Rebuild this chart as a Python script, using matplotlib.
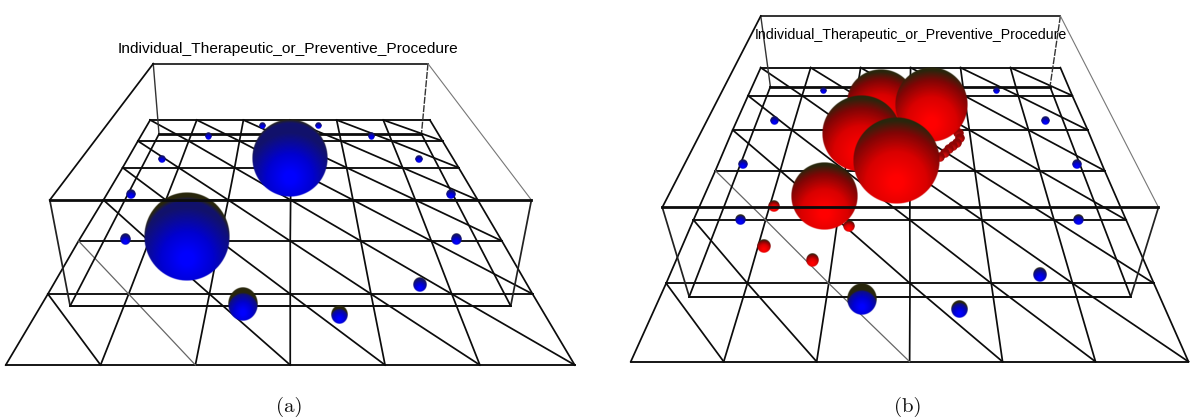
import numpy as np
import matplotlib
matplotlib.use("Agg")
import matplotlib.pyplot as plt

TITLE = "Individual_Therapeutic_or_Preventive_Procedure"

# Panel (a): floor grid rows (y, x left, x right)
a_row_y = [270, 333, 413, 510, 633, 792, 1005]
a_row_l = [392, 360, 320, 270, 205, 125, 15]
a_row_r = [1122, 1155, 1197, 1247, 1310, 1390, 1500]
a_thin = [(0, 4), (1, 5)]
# box: top back, top front, bottom front, bottom back (y, x left, x right)
a_box = [(101, 400, 1117), (510, 130, 1387), (828, 183, 1333), (312, 415, 1100)]
a_blue_x = [488, 757, 634, 887, 1095, 326, 1190, 340, 1176, 423, 1093, 545, 970, 685, 830]
a_blue_y = [620, 384, 823, 855, 766, 628, 628, 493, 493, 388, 388, 320, 320, 287, 287]
a_blue_rx = [112, 98, 39, 22, 17, 14, 14, 12, 12, 10, 10, 9, 9, 9, 9]
a_blue_ry = [133, 116, 50, 28, 21, 17, 17, 14, 14, 12, 12, 11, 11, 10, 10]
a_blue_cap = [0.18, 0.08, 0.4, 0.45, 0.12, 0.08, 0.08, 0.05, 0.05, 0.03, 0.03, 0.03, 0.03, 0.03, 0.03]

# Panel (b)
b_row_y = [203, 287, 390, 512, 660, 850, 1085]
b_row_l = [418, 385, 345, 300, 243, 172, 80]
b_row_r = [1197, 1228, 1268, 1312, 1368, 1440, 1530]
b_thin = [(0, 3), (1, 4), (2, 5)]
b_box = [(48, 418, 1197), (622, 162, 1452), (890, 232, 1380), (260, 443, 1170)]
b_blue_x = [682, 933, 1143, 365, 1245, 372, 1240, 454, 1157, 580, 1031]
b_blue_y = [898, 928, 825, 660, 660, 494, 494, 361, 361, 273, 273]
b_blue_rx = [39, 21, 18, 14, 14, 12, 12, 11, 11, 9, 9]
b_blue_ry = [48, 27, 22, 16, 16, 14, 14, 13, 13, 10, 10]
b_blue_cap = [0.5, 0.35, 0.2, 0.3, 0.3, 0.1, 0.1, 0.03, 0.03, 0.03, 0.03]
b_arc_x = [924, 932, 936, 928, 918, 908, 896, 884]
b_arc_y = [388, 400, 414, 428, 438, 448, 460, 471]
b_red_x = [453, 647, 425, 551, 730, 860, 680, 770, 582]
b_red_y = [618, 678, 740, 781, 305, 315, 400, 483, 587]
b_red_rx = [15, 15, 17, 16, 88, 94, 102, 112, 86]
b_red_ry = [17, 17, 20, 20, 95, 112, 115, 130, 102]

DARK = np.array([0.16, 0.15, 0.05])
BLUE_STOPS = ([0.15, 0.6, 1.15], [0.0, 0.0, 0.07], [0.0, 0.0, 0.07], [1.0, 0.82, 0.42])
RED_STOPS = ([0.15, 0.7, 1.15, 1.42], [1.0, 0.85, 0.5, 0.16], [0.0, 0.0, 0.02, 0.15], [0.0, 0.0, 0.02, 0.05])
ARC_STOPS = ([0.1, 0.9], [0.85, 0.55], [0.05, 0.02], [0.05, 0.02])


def sphere(ax, x, y, rx, ry, stops, cap, z):
    n = 220
    v, u = np.mgrid[-1:1:n * 1j, -1:1:n * 1j]
    r = np.hypot(u, v)
    d = np.hypot(u, v - 0.5)
    xs, rs, gs, bs = stops
    rgb = np.dstack([np.interp(d, xs, rs), np.interp(d, xs, gs), np.interp(d, xs, bs)])
    if cap > 0:
        # dark crescent along the top of the ball
        c = np.clip((np.hypot(u, v - cap) - 0.98) / 0.1, 0, 1)[..., None]
        rgb = rgb * (1 - c) + DARK * c
    img = np.dstack([rgb, np.clip((1 - r) * max(rx, ry) / 1.5, 0, 1)])
    ax.imshow(img, extent=(x - rx, x + rx, y + ry, y - ry), aspect="auto",
              interpolation="bilinear", zorder=z, origin="upper")


def panel(rect, ylim, xlim, rows, thin, box, title_xy, title_size, cap_xy, cap):
    ax = fig.add_axes(rect)
    row_y, row_l, row_r = [np.array(r, float) for r in rows]
    colx = np.array([row_l + (row_r - row_l) * i / 6 for i in range(7)])
    lw = 1.25
    ink = "#0c0c0c"
    for j in range(7):
        ax.plot([row_l[j], row_r[j]], [row_y[j]] * 2, color=ink, lw=lw + 0.1, zorder=2)
    for i in range(7):
        ax.plot(colx[i], row_y, color=ink, lw=lw, zorder=2)
    for i in range(6):
        for j in range(6):
            is_thin = (i, j) in thin
            ax.plot([colx[i, j], colx[i + 1, j + 1]], [row_y[j], row_y[j + 1]],
                    color="#666666" if is_thin else ink,
                    lw=0.9 if is_thin else lw, zorder=2)
    (ty, tl, tr), (fy, fl, fr), (by, bl, br), (ky, kl, kr) = box
    ax.plot([tl, tr], [ty, ty], color="#333333", lw=1.4, zorder=2)
    ax.plot([fl, fr], [fy, fy], color=ink, lw=2.0, zorder=20)
    ax.plot([bl, br], [by, by], color=ink, lw=1.4, zorder=2)
    ax.plot([kl, kr], [ky, ky], color=ink, lw=2.0, zorder=2)
    ax.plot([fl, bl], [fy, by], color="#222222", lw=lw, zorder=2)
    ax.plot([fr, br], [fy, by], color="#222222", lw=lw, zorder=2)
    ax.plot([tl, kl], [ty, ky], color="#333333", lw=1.0, zorder=2)
    ax.plot([tr, kr], [ty, ky], color="#333333", lw=1.0, ls=(0, (5, 1)), zorder=2)
    ax.plot([tl, fl], [ty, fy], color=ink, lw=lw, zorder=2)
    ax.plot([tr, fr], [ty, fy], color="#777777", lw=0.8, zorder=2)
    ax.plot([kl, bl], [ky, by], color=ink, lw=lw, zorder=2)
    ax.plot([kr, br], [ky, by], color=ink, lw=lw, zorder=2)
    ax.text(*title_xy, TITLE, ha="center", va="center", family="Liberation Sans",
            fontsize=title_size, color="black", zorder=30)
    ax.text(*cap_xy, cap, ha="center", va="center", family="cmr10", fontsize=15,
            color="#111111", zorder=30)
    ax.set_xlim(0, xlim)
    ax.set_ylim(ylim, 0)
    ax.axis("off")
    return ax


fig = plt.figure(figsize=(12, 4.19), dpi=100, facecolor="white")
H = 419.0
XA, XB = 1566, 1560
YA, YB = 1167, 1257
axa = panel([0, 0, 0.5, 389 / H], YA, XA, (a_row_y, a_row_l, a_row_r), a_thin, a_box,
            (752, 57), 11.15, (755, 1130), "(a)")
axb = panel([0.5, 0, 0.5, 1.0], YB, XB, (b_row_y, b_row_l, b_row_r), b_thin, b_box,
            (808, 105), 10.15, (800, 1220), "(b)")

for x, y, rx, ry, c in zip(a_blue_x, a_blue_y, a_blue_rx, a_blue_ry, a_blue_cap):
    sphere(axa, x, y, rx, ry, BLUE_STOPS, c, 5 + y / 1000)
for x, y, rx, ry, c in zip(b_blue_x, b_blue_y, b_blue_rx, b_blue_ry, b_blue_cap):
    sphere(axb, x, y, rx, ry, BLUE_STOPS, c, 5)
for x, y in zip(b_arc_x, b_arc_y):
    sphere(axb, x, y, 13, 15, ARC_STOPS, 0, 5.5)
for k, (x, y, rx, ry) in enumerate(zip(b_red_x, b_red_y, b_red_rx, b_red_ry)):
    sphere(axb, x, y, rx, ry, RED_STOPS, 0, 6 + k * 0.1 if rx > 30 else 5.4)
for ax, xl, yl in ((axa, XA, YA), (axb, XB, YB)):
    ax.set_xlim(0, xl)
    ax.set_ylim(yl, 0)

fig.savefig("out.png", dpi=100, facecolor="white")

┄┄┄┄┄┄┄┄┄┄

§ AIM OF THE EXERCISE: List every line above containing the word "matplotlib".

§ FINISHED ANSWER:
Rebuild this chart as a Python script, using matplotlib.
import matplotlib
matplotlib.use("Agg")
import matplotlib.pyplot as plt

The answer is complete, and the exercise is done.